Read More UMBC News Blog Stories
May 6, 2004
Computer Mania Day Aims to Get Girls Excited about Technology
On May 8, 500 sixth through eighth grade girls from public schools in Baltimore City and a dozen surrounding counties will spend a half-day with some of the top women in information technology (IT) fields for hands-on learning sessions aimed at closing the technology gender gap. Soledad O'Brien, anchor of CNN's "American Morning," will launch the "Computer Mania Day" program to be held at UMBC on Saturday, May 8 from 9 a.m. to 2:30 p.m.
Computer Mania Day is a hands-on extension of the mission of UMBC's Center for Women and Information Technology (CWIT), which ABC News.com has named "the best resource on women and technology on the Web."
While recent studies show that female college students are gradually closing the gender gap in computer technology use and competency, enrollment of women in college IT programs continues to decline and the middle school years remain a vital crossroads as girls consider their academic and career choices. A 2003 online survey of 210,000 K-12 students by NetDay and BellSouth showed that "a significant gap in technology adeptness exists along gender lines, with far fewer females considering themselves advanced users of technology."
Research shows that the IT gender gap opens as early as the middle school years, when girls are most image-conscious and do not want to be labeled as "geeks" or "nerds." Girls make up only 14.3 percent of the students who take Advanced Placement courses in computer science, a key to success in IT-related fields at the college level.
Computer Mania Day is based on a program founded by Shirley Collier, CEO of Howard County-based wireless optical technologies firm, Optemax, LLC. Collier chaired the program from 1995 – 1998 in Howard County as it successfully increased the percentage of high school girls in elective IT classes in Howard County Public School System from 20 percent to 50 percent.
Since the founding program ended, the numbers of female high school students taking IT electives appear to be slipping. Last year, UMBC and CWIT partnered with Collier and area business and education leaders to revive and expand Computer Mania Day. The 2003 event hosted by UMBC drew 300 students from Baltimore and Howard County schools.
"Events like Computer Mania Day allow parents, educators and executives to help young women find their place in the world of information technology and as tomorrow's leaders," said Jennifer Jones, AT&T sales vice-president for the Mid-Atlantic region. AT&T joins several other high profile companies in sponsoring this event.

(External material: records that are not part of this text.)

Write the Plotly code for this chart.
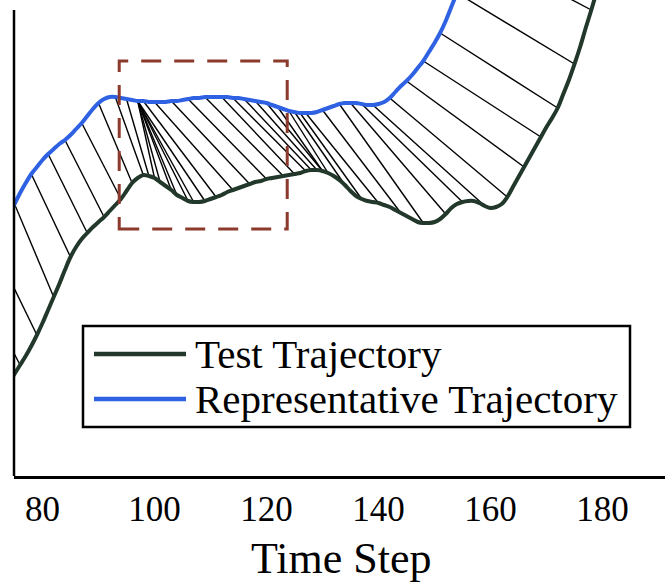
import plotly.graph_objects as go

# Representative trajectory: one value per time step, starting at REP_START
REP_START = 60
rep_values = [
    9.5, 10.8, 12.1, 13.4, 14.7, 16.0, 17.3, 18.6, 19.8, 21.0,      # 60-69
    22.2, 23.3, 24.4, 25.4, 26.2, 27.2, 28.3, 29.3, 30.2, 30.9,     # 70-79
    31.6, 32.2, 32.7, 33.2, 33.6, 34.1, 34.7, 35.3, 36.0, 36.7,     # 80-89
    37.3, 37.7, 37.9, 37.9, 37.8, 37.7, 37.6, 37.5, 37.5, 37.4,     # 90-99
    37.4, 37.4, 37.4, 37.5, 37.5, 37.6, 37.7, 37.8, 37.8, 37.9,     # 100-109
    37.9, 37.9, 37.9, 37.9, 37.8, 37.8, 37.7, 37.6, 37.5, 37.4,     # 110-119
    37.3, 37.1, 36.9, 36.7, 36.5, 36.4, 36.3, 36.3, 36.3, 36.4,     # 120-129
    36.6, 36.8, 37.0, 37.2, 37.3, 37.3, 37.3, 37.2, 37.1, 37.1,     # 130-139
    37.2, 37.4, 37.8, 38.4, 39.0, 39.5, 40.1, 40.8, 41.5, 42.4,     # 140-149
    43.3, 44.3, 45.5, 46.9, 48.3, 49.8, 51.3, 52.8, 54.3, 55.8,     # 150-159
    57.3,                                                           # 160
]

# Test trajectory: one value per time step, starting at TEST_START
TEST_START = 70
test_values = [
    5.6, 6.5, 7.4, 8.3, 9.3, 10.2, 11.1, 12.0, 13.0, 14.1,          # 70-79
    15.3, 16.6, 17.9, 19.2, 20.6, 21.9, 22.9, 23.7, 24.3, 24.9,     # 80-89
    25.4, 25.9, 26.5, 27.1, 27.7, 28.5, 29.3, 29.8, 30.1, 30.0,     # 90-99
    29.8, 29.4, 29.0, 28.6, 28.1, 27.8, 27.5, 27.4, 27.4, 27.5,     # 100-109
    27.7, 27.9, 28.1, 28.4, 28.6, 28.8, 29.0, 29.2, 29.4, 29.5,     # 110-119
    29.7, 29.8, 29.9, 30.0, 30.1, 30.2, 30.3, 30.5, 30.6, 30.6,     # 120-129
    30.5, 30.3, 30.0, 29.6, 29.1, 28.5, 28.0, 27.7, 27.5, 27.4,     # 130-139
    27.3, 27.1, 26.9, 26.6, 26.3, 26.0, 25.7, 25.4, 25.3, 25.3,     # 140-149
    25.4, 25.7, 26.2, 26.8, 27.2, 27.4, 27.5, 27.5, 27.3, 27.0,     # 150-159
    26.8, 26.9, 27.2, 27.9, 28.9, 29.9, 30.9, 31.9, 32.9, 33.9,     # 160-169
    34.9, 35.8, 36.8, 38.2, 39.6, 41.2, 42.9, 44.8, 46.6, 48.5,     # 170-179
    50.5, 52.5, 54.5,                                               # 180-182
]

# Warping path: (representative time step, test time step) pairs drawn as connectors
alignment = [
    (68, 76), (71, 79), (75, 82), (78, 85), (81, 88), (84, 91), (87, 94),
    (90, 96), (93, 98), (95, 99),
    (97, 100), (97, 101), (97, 103), (97, 104), (97, 106), (97, 107), (97, 109),
    (98, 111), (100, 114), (103, 117), (106, 120), (109, 123), (112, 125),
    (114, 127), (116, 128), (118, 129), (120, 130), (122, 130), (124, 131),
    (125, 134), (126, 137), (127, 140), (130, 144), (133, 148), (135, 152),
    (137, 155), (139, 159), (142, 163), (145, 166), (148, 169), (151, 172),
    (154, 175), (157, 178),
]

series_names = ["Test Trajectory", "Representative Trajectory"]
series_colors = ["#22382b", "#2f62e3"]
x_ticks = [80, 100, 120, 140, 160, 180]
x_title = "Time Step"

# Highlighted window (time step span and value span)
window_x = [93.7, 123.7]
window_y = [24.7, 41.5]

rep_t = list(range(REP_START, REP_START + len(rep_values)))
test_t = list(range(TEST_START, TEST_START + len(test_values)))


def rep_at(t):
    return rep_values[t - REP_START]


def test_at(t):
    return test_values[t - TEST_START]


cx, cy = [], []
for tb, tg in alignment:
    cx += [tb, tg, None]
    cy += [rep_at(tb), test_at(tg), None]

SERIF = "Liberation Serif, Times New Roman, serif"

fig = go.Figure()
fig.add_trace(go.Scatter(
    x=cx, y=cy, mode="lines", line=dict(color="black", width=1.4),
    hoverinfo="skip", showlegend=False,
))
fig.add_trace(go.Scatter(
    x=test_t, y=test_values, mode="lines", name=series_names[0],
    line=dict(color=series_colors[0], width=4, shape="spline"), showlegend=False,
))
fig.add_trace(go.Scatter(
    x=rep_t, y=rep_values, mode="lines", name=series_names[1],
    line=dict(color=series_colors[1], width=4, shape="spline"), showlegend=False,
))

W, H = 665, 585
ML, MR, MT, MB = 14, 0, 0, 109
plot_w = W - ML - MR
plot_h = H - MT - MB


def px_x(p):
    return (p - ML) / plot_w


def px_y(p):
    return (H - MB - p) / plot_h


shapes = []
# left axis line
shapes.append(dict(type="line", xref="paper", yref="paper",
                   x0=0, x1=0, y0=0, y1=px_y(10),
                   line=dict(color="black", width=2.5)))
# dashed window
shapes.append(dict(type="rect", xref="x", yref="y",
                   x0=window_x[0], x1=window_x[1], y0=window_y[0], y1=window_y[1],
                   line=dict(color="#8c3a2b", width=3, dash="20px,13px")))
# legend frame
shapes.append(dict(type="rect", xref="paper", yref="paper",
                   x0=px_x(83), x1=px_x(630), y0=px_y(427), y1=px_y(326),
                   fillcolor="white", line=dict(color="black", width=2.5),
                   layer="above"))
annotations = []
for i, (name, color) in enumerate(zip(series_names, series_colors)):
    yy = px_y(354 + 45 * i)
    shapes.append(dict(type="line", xref="paper", yref="paper",
                       x0=px_x(94), x1=px_x(186), y0=yy, y1=yy,
                       line=dict(color=color, width=4.5), layer="above"))
    annotations.append(dict(xref="paper", yref="paper", x=px_x(193), y=yy,
                            xanchor="left", yanchor="middle", text=name,
                            showarrow=False,
                            font=dict(family=SERIF, size=41, color="black")))

annotations.append(dict(xref="paper", yref="paper", x=px_x(341), y=px_y(558),
                        xanchor="center", yanchor="middle", text=x_title,
                        showarrow=False, borderpad=0,
                        font=dict(family=SERIF, size=44, color="black")))

fig.update_layout(
    width=W, height=H,
    margin=dict(l=ML, r=MR, t=MT, b=MB, pad=0),
    paper_bgcolor="white", plot_bgcolor="white",
    showlegend=False,
    shapes=shapes, annotations=annotations,
    xaxis=dict(range=[74.91, 191.16], tickvals=x_ticks, ticks="",
               showgrid=False, zeroline=False, showline=True,
               linecolor="black", linewidth=2.5,
               tickfont=dict(family=SERIF, size=35, color="black")),
    yaxis=dict(range=[0, 47.6], visible=False),
)

fig.write_html("out.html")
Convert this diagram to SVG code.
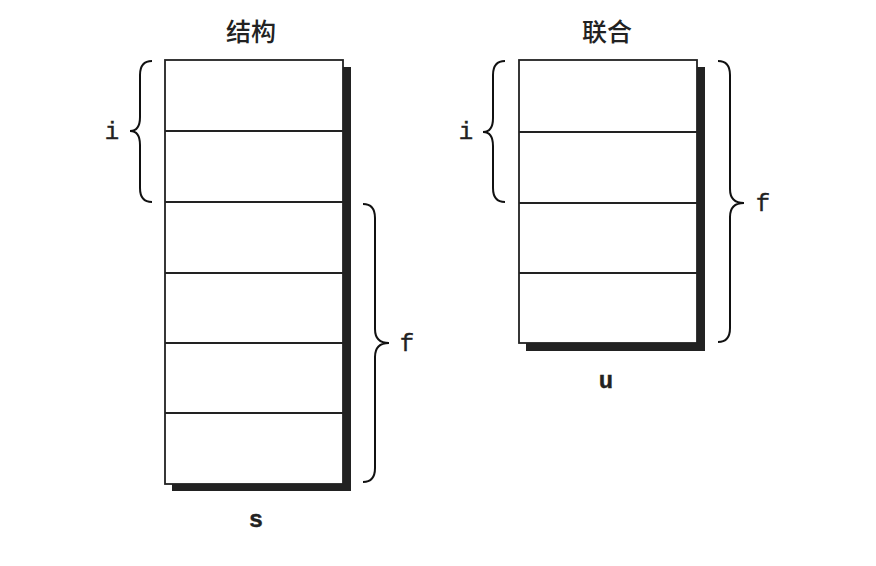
<svg xmlns="http://www.w3.org/2000/svg" width="876" height="566" viewBox="0 0 876 566">
<style>
.box{fill:#fff;stroke:#222;stroke-width:1.8}
.shadow{fill:#222}
.row{stroke:#222;stroke-width:1.8}
.brace{fill:none;stroke:#111;stroke-width:2}
.title{font-family:"Noto Sans CJK SC","Noto Sans",sans-serif;font-size:25px;font-weight:500;fill:#222;text-anchor:middle}
.lbl{font-family:"Liberation Mono","DejaVu Sans Mono",monospace;font-size:24px;fill:#222;text-anchor:middle;stroke:#222;stroke-width:0.4}
</style>
<rect width="876" height="566" fill="#fff"/>
<g id="struct">
<text class="title" x="251" y="41">结构</text>
<rect class="shadow" x="172" y="67" width="179" height="424"/>
<rect class="box" x="165" y="60" width="178" height="424"/>
<line class="row" x1="165" y1="131" x2="343" y2="131"/>
<line class="row" x1="165" y1="202" x2="343" y2="202"/>
<line class="row" x1="165" y1="273" x2="343" y2="273"/>
<line class="row" x1="165" y1="343" x2="343" y2="343"/>
<line class="row" x1="165" y1="413" x2="343" y2="413"/>
<text class="lbl" x="256" y="527" font-weight="bold">s</text>
</g>
<g id="union">
<text class="title" x="607" y="41">联合</text>
<rect class="shadow" x="526" y="67" width="179" height="284"/>
<rect class="box" x="519" y="60" width="178" height="283"/>
<line class="row" x1="519" y1="132" x2="697" y2="132"/>
<line class="row" x1="519" y1="203" x2="697" y2="203"/>
<line class="row" x1="519" y1="273" x2="697" y2="273"/>
<text class="lbl" x="606" y="388" font-weight="bold">u</text>
</g>
<g id="braces">
<path class="brace" d="M152,61 Q140,61 140,75 L140,117 Q140,131 130,131 Q140,131 140,145 L140,188 Q140,202 152,202"/>
<text class="lbl" x="112" y="139">i</text>
<path class="brace" d="M363,204 Q375,204 375,218 L375,329 Q375,343 389,343 Q375,343 375,357 L375,468 Q375,482 363,482"/>
<text class="lbl" x="407" y="351">f</text>
<path class="brace" d="M505,61 Q493,61 493,75 L493,118 Q493,132 483,132 Q493,132 493,146 L493,188 Q493,202 505,202"/>
<text class="lbl" x="466" y="139">i</text>
<path class="brace" d="M718,61 Q730,61 730,75 L730,189 Q730,203 744,203 Q730,203 730,217 L730,328 Q730,342 718,342"/>
<text class="lbl" x="763" y="211">f</text>
</g>
</svg>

Computer Mania Day plans to welcome 500 participating girls from the following public school systems: Anne Arundel County, Baltimore City, Baltimore County, Calvert County, Cecil County, Harford County, Howard County, Montgomery County, Prince George's County, Queen Anne's County, Somerset County, and St. Mary's County.
Throughout the day, students will work in small groups, rotating between interactive demonstration sessions covering such topics as "hardware that rocks," digital art and imaging, and the physics of a build-it-yourself hot air balloon.
Area high schools will highlight their elective IT courses and programs to the middle school girls while role-model businesswomen will discuss their high-tech careers. CWIT Scholars--scholarship students at UMBC dedicated to bridging the IT gender gap--will offer real-world advice to girls and parents on college majors and career paths involving technology.
A parallel parent and teacher program will complement the day by providing information about causes for girls' low enrollment in technology courses and what parents can do to encourage girls to embrace technology.
O'Brien will provide the keynote address. Jennifer Jones, Sales Center vice president of AT&T Business, will speak about "Why Businesses Should Care About Girls in Technology." Other scheduled speakers for the day's parent/teacher program include: UMBC President Freeman Hrabowski; Baltimore County Schools superintendent Joe Hairston; Assistant State Superintendent, Maryland State Department of Education Katharine M. Oliver, and CWIT Director Claudia Morrell.
The event ties into ongoing concerns by business and education leaders about long-term growth and workforce diversity in the IT industry. Decisions are being made now by middle school students that will have an impact on the workforce five to 10 years down the road.